At my daughter's public high school, her history teacher preaches racialism morning, noon and night. Almost every time we've asked for extra credit assignments, they've been suggestions to watch racialist movies like 12 Years a Slave, The Butler, Cesar Chavez and so on. In order to gain some extra credit points, my daughter had to go to the MLK Day Parade here in San Diego. The textbook is no better. The chapter on WW II is a wonder to see.

The first 8 photographs in the chapter are of minorities and women. The chapter deals exclusively with WW II, not the lead-up to it nor the aftermath. It's straight-up wartime history twisted into racialism. The white guy with the biggest photo in the chapter is ... President Clinton apologizing to a Japanese internment victim. Eisenhower's photo is 1/6 the size.
In England, they've done much the same thing, denigrating British history with accusations of imperialism, racism, class oppression and so on. When the Pakistani immigrants came, they came with some pride in their own culture. When they were told the British culture was built upon evil and stupidity, who were they to argue?
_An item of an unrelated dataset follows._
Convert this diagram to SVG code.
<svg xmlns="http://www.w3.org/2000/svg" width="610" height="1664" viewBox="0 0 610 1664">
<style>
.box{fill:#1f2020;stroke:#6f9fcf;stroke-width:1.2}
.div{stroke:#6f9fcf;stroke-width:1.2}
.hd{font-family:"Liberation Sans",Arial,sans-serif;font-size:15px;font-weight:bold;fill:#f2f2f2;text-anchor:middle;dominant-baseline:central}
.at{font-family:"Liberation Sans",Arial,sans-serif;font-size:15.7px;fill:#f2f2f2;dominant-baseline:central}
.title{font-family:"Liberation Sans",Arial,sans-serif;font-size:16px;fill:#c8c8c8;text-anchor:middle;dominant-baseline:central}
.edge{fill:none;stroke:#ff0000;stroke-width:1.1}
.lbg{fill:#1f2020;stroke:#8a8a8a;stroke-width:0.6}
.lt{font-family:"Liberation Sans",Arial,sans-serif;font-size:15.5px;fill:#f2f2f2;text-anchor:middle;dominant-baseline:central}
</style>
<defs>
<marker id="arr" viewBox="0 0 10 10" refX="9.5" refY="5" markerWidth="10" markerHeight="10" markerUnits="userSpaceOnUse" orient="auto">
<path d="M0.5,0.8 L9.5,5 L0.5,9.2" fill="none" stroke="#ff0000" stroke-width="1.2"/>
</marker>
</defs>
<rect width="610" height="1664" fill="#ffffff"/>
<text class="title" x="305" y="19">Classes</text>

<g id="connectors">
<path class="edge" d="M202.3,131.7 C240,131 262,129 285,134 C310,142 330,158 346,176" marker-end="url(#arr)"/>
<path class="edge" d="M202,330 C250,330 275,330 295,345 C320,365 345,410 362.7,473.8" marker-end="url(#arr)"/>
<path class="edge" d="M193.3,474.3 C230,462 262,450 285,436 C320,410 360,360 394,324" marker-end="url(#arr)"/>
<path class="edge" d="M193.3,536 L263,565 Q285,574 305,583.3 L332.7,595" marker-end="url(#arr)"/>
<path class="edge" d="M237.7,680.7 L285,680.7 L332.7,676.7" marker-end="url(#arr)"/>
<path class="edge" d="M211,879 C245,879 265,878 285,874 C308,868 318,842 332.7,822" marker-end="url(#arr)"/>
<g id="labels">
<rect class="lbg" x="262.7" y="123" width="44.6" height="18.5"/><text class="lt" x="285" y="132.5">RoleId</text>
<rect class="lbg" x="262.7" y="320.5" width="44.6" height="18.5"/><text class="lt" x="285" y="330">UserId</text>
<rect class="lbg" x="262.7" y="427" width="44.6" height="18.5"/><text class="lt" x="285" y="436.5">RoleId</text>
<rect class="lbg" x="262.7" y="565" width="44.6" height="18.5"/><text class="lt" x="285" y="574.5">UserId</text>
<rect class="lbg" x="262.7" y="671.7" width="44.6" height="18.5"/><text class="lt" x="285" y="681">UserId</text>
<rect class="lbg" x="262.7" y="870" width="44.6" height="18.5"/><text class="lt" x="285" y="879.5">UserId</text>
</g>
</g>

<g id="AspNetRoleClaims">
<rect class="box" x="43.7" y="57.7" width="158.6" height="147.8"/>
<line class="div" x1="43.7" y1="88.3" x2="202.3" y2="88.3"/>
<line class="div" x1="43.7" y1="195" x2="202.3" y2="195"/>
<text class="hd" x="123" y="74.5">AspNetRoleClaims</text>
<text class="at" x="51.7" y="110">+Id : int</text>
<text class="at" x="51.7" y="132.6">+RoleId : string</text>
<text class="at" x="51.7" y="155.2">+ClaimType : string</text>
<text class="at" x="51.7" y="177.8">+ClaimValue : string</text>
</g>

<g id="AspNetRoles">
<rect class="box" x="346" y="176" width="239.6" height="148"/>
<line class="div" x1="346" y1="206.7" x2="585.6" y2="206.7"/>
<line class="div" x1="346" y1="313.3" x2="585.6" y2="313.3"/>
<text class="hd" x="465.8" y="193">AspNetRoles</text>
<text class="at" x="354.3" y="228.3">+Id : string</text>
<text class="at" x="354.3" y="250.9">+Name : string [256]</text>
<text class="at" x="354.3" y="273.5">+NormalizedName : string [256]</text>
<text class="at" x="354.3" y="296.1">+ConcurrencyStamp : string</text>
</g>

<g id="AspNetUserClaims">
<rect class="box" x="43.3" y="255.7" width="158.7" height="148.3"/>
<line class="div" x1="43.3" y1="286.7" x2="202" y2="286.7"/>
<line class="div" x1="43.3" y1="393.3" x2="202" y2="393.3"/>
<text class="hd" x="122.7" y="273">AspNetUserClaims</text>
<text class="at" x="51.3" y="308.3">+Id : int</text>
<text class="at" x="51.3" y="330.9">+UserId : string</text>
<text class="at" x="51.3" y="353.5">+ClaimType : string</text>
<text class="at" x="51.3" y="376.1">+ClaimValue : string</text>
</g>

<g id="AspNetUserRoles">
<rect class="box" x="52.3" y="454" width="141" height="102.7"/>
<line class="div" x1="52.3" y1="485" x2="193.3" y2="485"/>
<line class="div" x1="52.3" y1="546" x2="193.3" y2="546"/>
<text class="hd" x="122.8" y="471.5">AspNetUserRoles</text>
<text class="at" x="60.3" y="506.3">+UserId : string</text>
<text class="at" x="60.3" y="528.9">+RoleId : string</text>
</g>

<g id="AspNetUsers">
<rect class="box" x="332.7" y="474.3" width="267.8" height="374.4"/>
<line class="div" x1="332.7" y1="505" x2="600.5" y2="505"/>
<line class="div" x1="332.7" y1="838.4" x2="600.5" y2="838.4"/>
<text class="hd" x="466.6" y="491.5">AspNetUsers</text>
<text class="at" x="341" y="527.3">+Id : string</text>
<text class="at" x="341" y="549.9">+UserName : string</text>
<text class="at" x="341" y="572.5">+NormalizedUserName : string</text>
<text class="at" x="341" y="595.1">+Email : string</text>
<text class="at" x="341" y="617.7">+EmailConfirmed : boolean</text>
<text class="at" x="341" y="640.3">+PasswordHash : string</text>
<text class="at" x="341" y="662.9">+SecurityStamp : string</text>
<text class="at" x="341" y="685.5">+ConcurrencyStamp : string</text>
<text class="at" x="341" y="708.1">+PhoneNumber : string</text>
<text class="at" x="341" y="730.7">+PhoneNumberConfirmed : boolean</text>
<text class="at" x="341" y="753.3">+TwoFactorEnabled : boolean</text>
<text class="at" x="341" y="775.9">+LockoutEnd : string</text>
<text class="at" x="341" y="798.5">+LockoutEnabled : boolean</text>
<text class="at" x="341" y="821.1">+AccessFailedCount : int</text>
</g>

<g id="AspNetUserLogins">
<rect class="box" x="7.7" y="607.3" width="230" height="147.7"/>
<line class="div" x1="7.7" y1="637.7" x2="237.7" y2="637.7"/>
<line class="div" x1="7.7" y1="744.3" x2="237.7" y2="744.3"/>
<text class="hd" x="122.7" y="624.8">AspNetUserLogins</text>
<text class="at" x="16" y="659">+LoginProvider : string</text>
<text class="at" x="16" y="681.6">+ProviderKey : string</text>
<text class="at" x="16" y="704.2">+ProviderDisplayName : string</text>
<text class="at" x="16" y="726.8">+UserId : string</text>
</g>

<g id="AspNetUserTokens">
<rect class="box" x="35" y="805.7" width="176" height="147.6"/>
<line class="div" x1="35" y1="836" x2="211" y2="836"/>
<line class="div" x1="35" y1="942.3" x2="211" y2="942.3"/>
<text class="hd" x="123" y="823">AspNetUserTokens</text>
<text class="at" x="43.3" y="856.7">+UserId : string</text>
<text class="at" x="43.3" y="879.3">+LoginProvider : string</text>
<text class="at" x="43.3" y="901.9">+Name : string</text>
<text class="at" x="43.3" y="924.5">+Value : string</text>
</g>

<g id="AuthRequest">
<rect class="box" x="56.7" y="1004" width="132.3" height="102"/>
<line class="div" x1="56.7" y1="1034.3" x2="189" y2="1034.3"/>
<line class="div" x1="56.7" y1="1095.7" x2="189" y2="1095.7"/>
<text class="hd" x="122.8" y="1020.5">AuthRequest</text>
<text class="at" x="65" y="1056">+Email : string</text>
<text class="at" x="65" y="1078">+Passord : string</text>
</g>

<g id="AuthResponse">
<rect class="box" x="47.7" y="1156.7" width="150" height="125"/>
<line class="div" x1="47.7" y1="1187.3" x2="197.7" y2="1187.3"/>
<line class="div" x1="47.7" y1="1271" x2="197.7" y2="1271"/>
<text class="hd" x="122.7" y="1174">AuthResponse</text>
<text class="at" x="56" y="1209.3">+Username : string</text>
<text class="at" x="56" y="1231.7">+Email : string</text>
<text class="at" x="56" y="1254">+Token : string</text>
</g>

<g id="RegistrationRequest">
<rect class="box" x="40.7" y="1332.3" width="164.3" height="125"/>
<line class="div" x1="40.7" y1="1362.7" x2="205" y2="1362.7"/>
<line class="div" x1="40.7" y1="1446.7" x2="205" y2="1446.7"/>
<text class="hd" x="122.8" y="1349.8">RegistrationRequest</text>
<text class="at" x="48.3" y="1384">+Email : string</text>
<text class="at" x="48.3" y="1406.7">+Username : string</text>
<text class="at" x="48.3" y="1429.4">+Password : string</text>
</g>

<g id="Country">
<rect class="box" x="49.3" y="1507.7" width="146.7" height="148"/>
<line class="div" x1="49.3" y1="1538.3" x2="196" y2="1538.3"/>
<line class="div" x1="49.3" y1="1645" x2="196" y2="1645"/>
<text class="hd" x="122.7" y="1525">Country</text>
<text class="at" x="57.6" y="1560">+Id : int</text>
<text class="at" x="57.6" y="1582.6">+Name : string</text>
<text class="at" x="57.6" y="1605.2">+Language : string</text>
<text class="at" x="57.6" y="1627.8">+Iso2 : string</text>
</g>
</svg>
The end result was that the ones running the rape gangs in Rotherham (and who knows where else) viewed the natives as subhuman trash. And why not? After all, year after year in school, the children were taught to hate the cultural heritage of England.

Rotherham is what happens when you deliberately demoralize your own people.

Tuesday, September 02, 2014

Rotherham, 1980

How much would you like to bet that 30 years ago, in or around Rotherham, England, there was an argument between an opponent of mass immigration and a multicultural academic that went something like this:

Unlettered, knuckle-dragging yob: 'Ere now, don't let all those Pakis in here, it's not right!

Tweed-coated, superior academic: Please. What do you think they're going to do, rape your daughters?